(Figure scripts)
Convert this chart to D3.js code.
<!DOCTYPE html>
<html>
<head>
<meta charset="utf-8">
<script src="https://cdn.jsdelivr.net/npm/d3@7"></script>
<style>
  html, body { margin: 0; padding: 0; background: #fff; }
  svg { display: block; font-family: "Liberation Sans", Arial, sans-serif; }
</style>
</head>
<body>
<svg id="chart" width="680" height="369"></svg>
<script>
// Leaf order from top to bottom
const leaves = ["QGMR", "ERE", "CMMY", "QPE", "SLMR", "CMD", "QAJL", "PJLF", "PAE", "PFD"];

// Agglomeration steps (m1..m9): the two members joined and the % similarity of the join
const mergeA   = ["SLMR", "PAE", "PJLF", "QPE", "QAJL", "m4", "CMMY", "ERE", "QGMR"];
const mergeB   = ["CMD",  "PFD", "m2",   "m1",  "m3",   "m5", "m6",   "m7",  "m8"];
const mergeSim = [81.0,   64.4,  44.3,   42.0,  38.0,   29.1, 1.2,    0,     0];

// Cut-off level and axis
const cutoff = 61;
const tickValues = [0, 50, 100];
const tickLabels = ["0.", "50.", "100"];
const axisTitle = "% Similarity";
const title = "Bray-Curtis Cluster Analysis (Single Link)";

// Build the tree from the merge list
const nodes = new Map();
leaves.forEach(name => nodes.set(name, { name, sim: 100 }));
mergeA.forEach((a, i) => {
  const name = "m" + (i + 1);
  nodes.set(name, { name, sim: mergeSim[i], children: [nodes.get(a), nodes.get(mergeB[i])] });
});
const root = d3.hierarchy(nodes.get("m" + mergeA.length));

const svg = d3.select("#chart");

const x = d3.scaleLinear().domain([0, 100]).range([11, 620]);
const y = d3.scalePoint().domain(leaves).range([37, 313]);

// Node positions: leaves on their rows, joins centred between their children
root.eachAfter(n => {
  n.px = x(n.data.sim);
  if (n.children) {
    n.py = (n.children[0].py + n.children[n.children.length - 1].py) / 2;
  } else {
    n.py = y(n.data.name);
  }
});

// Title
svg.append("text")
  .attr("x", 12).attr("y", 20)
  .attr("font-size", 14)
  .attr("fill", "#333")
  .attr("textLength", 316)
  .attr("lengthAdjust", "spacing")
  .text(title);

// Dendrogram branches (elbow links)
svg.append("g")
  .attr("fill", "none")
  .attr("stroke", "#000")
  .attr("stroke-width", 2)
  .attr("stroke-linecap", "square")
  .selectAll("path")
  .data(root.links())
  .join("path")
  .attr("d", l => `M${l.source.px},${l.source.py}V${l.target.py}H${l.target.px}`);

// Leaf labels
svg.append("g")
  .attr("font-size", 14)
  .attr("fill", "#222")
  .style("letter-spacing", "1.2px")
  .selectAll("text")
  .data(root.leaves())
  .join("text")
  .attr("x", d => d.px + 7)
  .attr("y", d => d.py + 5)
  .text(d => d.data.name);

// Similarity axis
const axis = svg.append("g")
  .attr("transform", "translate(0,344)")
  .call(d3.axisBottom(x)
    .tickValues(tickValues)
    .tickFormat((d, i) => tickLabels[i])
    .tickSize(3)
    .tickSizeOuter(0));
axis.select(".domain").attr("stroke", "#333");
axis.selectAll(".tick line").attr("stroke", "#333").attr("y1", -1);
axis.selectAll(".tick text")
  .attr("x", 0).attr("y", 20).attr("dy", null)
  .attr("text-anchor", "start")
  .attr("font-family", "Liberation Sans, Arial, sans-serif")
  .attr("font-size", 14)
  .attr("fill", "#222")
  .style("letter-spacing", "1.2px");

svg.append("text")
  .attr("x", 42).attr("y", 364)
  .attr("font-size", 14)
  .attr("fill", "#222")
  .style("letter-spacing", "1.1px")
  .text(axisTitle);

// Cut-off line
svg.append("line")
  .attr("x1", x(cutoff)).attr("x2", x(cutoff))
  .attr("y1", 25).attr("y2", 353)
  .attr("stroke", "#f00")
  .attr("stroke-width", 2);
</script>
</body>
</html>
...
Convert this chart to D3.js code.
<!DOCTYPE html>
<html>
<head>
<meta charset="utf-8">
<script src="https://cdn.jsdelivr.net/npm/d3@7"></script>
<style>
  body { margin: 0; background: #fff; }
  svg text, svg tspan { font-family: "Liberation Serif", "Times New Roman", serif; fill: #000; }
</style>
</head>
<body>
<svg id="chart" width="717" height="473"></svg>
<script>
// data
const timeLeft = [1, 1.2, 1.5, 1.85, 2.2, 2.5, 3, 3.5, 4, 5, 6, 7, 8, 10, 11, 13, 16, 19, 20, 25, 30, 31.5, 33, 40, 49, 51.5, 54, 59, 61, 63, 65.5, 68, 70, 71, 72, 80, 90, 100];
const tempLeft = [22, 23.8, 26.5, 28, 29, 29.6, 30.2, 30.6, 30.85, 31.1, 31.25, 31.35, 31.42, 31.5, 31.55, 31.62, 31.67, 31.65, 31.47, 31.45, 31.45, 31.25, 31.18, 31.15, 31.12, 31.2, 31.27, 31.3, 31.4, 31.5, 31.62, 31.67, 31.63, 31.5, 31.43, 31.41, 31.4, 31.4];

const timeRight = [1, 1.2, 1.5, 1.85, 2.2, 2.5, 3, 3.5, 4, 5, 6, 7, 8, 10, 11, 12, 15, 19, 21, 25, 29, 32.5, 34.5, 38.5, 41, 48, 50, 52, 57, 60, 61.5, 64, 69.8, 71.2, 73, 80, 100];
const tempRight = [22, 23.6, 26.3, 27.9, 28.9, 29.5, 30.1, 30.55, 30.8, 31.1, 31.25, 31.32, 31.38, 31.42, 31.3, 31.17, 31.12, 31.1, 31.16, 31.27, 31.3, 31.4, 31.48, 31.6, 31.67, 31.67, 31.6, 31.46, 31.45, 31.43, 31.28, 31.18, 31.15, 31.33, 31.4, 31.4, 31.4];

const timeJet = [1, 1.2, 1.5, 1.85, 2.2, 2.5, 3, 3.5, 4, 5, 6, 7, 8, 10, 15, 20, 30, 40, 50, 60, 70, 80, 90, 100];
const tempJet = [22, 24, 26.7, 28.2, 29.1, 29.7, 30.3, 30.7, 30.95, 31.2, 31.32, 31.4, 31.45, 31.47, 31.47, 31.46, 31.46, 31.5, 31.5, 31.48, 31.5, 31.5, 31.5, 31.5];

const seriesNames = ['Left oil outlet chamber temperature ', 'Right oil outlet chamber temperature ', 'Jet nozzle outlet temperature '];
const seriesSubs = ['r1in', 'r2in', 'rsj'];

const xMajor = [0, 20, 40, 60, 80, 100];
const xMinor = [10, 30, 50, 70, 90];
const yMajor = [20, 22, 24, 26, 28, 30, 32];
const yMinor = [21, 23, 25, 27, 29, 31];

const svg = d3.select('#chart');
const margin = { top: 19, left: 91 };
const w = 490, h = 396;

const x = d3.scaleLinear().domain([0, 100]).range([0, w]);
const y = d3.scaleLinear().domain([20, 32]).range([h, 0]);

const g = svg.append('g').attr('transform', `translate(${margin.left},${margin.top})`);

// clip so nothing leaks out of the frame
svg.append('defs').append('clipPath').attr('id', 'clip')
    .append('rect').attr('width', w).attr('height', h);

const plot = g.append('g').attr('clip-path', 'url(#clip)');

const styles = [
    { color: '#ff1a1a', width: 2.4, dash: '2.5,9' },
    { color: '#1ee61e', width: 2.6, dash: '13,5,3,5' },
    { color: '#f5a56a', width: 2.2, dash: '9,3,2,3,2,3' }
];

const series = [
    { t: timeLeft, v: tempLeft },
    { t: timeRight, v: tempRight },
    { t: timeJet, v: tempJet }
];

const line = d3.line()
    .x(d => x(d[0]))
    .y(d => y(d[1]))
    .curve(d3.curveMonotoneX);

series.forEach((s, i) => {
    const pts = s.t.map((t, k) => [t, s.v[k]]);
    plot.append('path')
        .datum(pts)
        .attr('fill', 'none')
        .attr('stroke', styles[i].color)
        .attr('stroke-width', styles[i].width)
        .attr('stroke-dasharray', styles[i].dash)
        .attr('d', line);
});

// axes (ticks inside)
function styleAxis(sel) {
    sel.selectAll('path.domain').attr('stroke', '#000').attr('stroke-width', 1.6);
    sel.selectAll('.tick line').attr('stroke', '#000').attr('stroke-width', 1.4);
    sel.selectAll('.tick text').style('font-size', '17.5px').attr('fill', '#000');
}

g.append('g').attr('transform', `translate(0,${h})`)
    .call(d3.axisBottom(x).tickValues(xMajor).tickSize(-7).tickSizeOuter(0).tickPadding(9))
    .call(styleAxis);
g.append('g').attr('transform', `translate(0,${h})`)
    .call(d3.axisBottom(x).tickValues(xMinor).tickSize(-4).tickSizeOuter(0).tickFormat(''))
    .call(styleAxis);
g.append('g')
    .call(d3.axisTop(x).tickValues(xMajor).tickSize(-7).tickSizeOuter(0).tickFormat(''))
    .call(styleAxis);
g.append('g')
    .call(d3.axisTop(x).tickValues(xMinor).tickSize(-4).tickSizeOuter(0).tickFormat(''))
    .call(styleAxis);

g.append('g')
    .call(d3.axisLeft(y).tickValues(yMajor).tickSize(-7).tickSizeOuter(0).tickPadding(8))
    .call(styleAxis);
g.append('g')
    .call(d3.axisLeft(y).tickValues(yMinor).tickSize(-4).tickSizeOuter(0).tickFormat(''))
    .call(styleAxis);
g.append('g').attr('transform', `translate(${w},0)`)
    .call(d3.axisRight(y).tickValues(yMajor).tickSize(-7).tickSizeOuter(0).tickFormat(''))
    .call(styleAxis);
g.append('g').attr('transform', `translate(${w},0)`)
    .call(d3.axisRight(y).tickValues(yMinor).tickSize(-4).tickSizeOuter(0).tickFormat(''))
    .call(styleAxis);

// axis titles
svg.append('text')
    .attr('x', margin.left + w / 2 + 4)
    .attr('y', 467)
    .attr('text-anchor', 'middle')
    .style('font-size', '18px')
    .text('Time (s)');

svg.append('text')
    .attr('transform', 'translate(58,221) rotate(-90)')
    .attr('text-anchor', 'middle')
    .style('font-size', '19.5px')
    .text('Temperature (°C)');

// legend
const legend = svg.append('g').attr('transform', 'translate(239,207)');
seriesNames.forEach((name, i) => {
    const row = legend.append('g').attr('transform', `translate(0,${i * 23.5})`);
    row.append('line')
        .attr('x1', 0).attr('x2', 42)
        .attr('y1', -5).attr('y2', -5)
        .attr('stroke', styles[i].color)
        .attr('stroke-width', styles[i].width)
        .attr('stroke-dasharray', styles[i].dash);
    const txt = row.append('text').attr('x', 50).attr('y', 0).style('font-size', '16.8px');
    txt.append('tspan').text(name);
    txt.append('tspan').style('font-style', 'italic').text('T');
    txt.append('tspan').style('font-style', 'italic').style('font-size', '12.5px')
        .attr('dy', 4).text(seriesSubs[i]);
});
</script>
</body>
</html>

WRITTEN INSTRUCTION —
Search the preceding listing for the word "chart" and pull out every line that holds it.

FINAL ANSWER —
Convert this chart to D3.js code.
<svg id="chart" width="680" height="369"></svg>
const svg = d3.select("#chart");
Convert this chart to D3.js code.
<svg id="chart" width="717" height="473"></svg>
const svg = d3.select('#chart');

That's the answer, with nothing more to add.